Formação de currais eleitorais
Segundo a denúncia do MPT, é importante ressaltar que o prefeito à época, Daniel Santana, conhecido como Daniel do Açaí, apoiava as candidaturas citadas anteriormente.
A empresa, então, prestadora de serviços públicos no município, organizou evento no seu estabelecimento “para apresentar os candidatos de sua preferência política, onde restou claro o objetivo de promoção da campanha político- partidária destes, por meio de veiculação ilícita de propaganda político-partidária em comunicações aos empregados, com violação ao direito fundamental à livre convicção política, restando configurado o assédio eleitoral.”
Esta estratégia de intimidar trabalhadores configura, para o MPT, a formação de “currais eleitorais”. Segundo a decisão da corte, tal modalidade de assédio se compara aos votos “bicos de pena” do passado coronelista, mas em escala muito maior.
Os empregados, então, se veem “obrigados a permutar o exercício da cidadania e dignidade humana pela sua permanência no emprego e, de maneira extensiva, pela sua sobrevivência.”
Indenização
Reconhecendo a ocorrência de dano moral por assédio eleitoral em face das referidas reuniões, “de cunho evidentemente político e com o intuito de obter sufrágios mediante o poderio econômico do empregador”, o tribunal responsabilizou, além dos políticos, o município de São Mateus, pela omissão na fiscalização do ambiente de trabalho, e a empresa, que permitiu a ocorrência do assédio.

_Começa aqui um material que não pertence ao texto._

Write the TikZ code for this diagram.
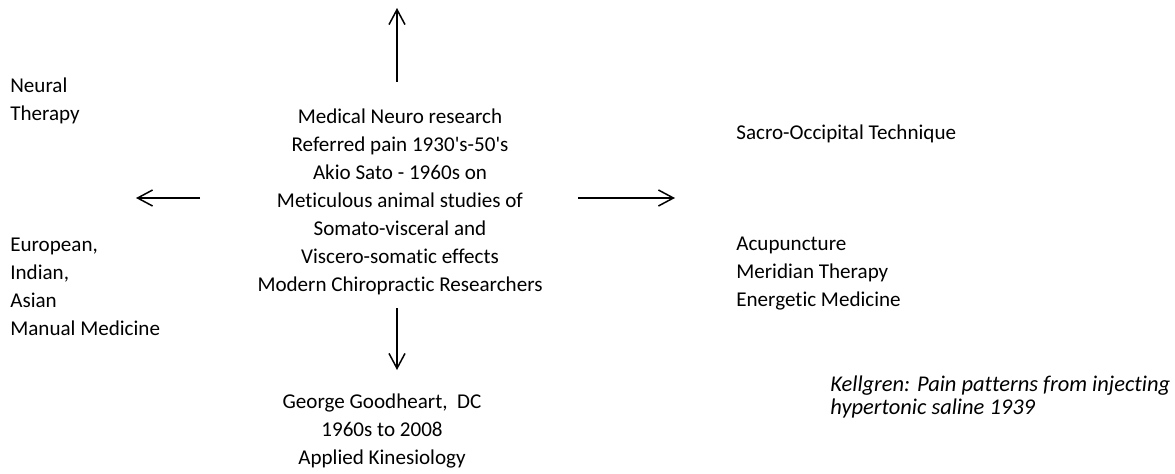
\documentclass[tikz,border=0pt]{standalone}
\usepackage{fontspec}
\setmainfont{Carlito}[Ligatures={TeX,NoCommon}]
\usetikzlibrary{arrows.meta}
\tikzset{
  flow/.style={line width=0.85pt,-{Straight Barb[length=0.3cm,width=0.32cm]}},
  txt/.style={inner sep=0pt,font=\fontsize{12}{15.9}\selectfont},
}
\begin{document}
\begin{tikzpicture}[x=0.02cm,y=-0.02cm]
\useasboundingbox (0,0) rectangle (1175,473);
% Sources around the central research block
\node[txt,align=center] (neuro) at (400,202) {Medical Neuro research\\ Referred pain 1930\textquotesingle s-50\textquotesingle s\\ Akio Sato - 1960s on\\ Meticulous animal studies of\\ Somato-visceral and\\ Viscero-somatic effects\\ Modern Chiropractic Researchers};
\node[txt,align=left,anchor=west] (neural) at (10,101) {Neural\\ Therapy};
\node[txt,align=left,anchor=west] (manual) at (10,287) {European,\\ Indian,\\ Asian\\ Manual Medicine};
\node[txt,anchor=west] (sot) at (736,134) {Sacro-Occipital Technique};
\node[txt,align=left,anchor=west] (acu) at (736,273.5) {Acupuncture\\ Meridian Therapy\\ Energetic Medicine};
\node[txt,align=center] (ak) at (382,431) {George Goodheart,\ \ DC\\ 1960s to 2008\\ Applied Kinesiology};
\node[txt,align=left,anchor=west,font=\fontsize{12.8}{12.8}\selectfont\itshape] (kell) at (830,397) {Kellgren: Pain patterns from injecting\\ hypertonic saline 1939};
% arrow ends
\coordinate (upA) at (397,82);
\coordinate (upB) at (397,8);
\coordinate (dnA) at (397,308);
\coordinate (dnB) at (397,370);
\coordinate (ltA) at (200,198);
\coordinate (ltB) at (136,198);
\coordinate (rtA) at (578,198);
\coordinate (rtB) at (675,198);
\draw[flow] (upA) -- (upB);
\draw[flow] (dnA) -- (dnB);
\draw[flow] (ltA) -- (ltB);
\draw[flow] (rtA) -- (rtB);
\end{tikzpicture}
\end{document}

A decisão fixou a indenização em R$ 50 mil para um dos envolvidos, além de R$ 5 mil pelas custas processuais.
O trânsito em julgado – quando não há mais possibilidade de recursos – se deu no último dia 6. O valor da condenação será revertido para iniciativas voltadas à promoção do trabalho decente e da cidadania.
O outro lado
A Prefeitura de São Mateus reforçou, em nota, que os fatos de que trata a decisão ocorreram durante a gestão passada.
“A administração atual reafirma seu absoluto respeito às decisões judiciais e ao devido processo legal, pautando todas as suas ações pela ética, transparência e pelo cumprimento rigoroso da legislação vigente.”
A Câmara Municipal de São Mateus, que não integra a ação julgada, informou que, até o momento, não recebeu qualquer comunicação oficial referente à decisão mencionada.
“Caso venha a ser formalmente comunicada sobre medida que atinja diretamente a atuação do Legislativo ou o exercício de mandato parlamentar, a Câmara adotará as providências cabíveis à luz da legislação vigente e informará oportunamente a sociedade.”
Já os políticos envolvidos foram procurados pela reportagem, mas não retornaram o contato até o momento desta publicação. A empresa não foi localizada. O espaço segue aberto para manifestação.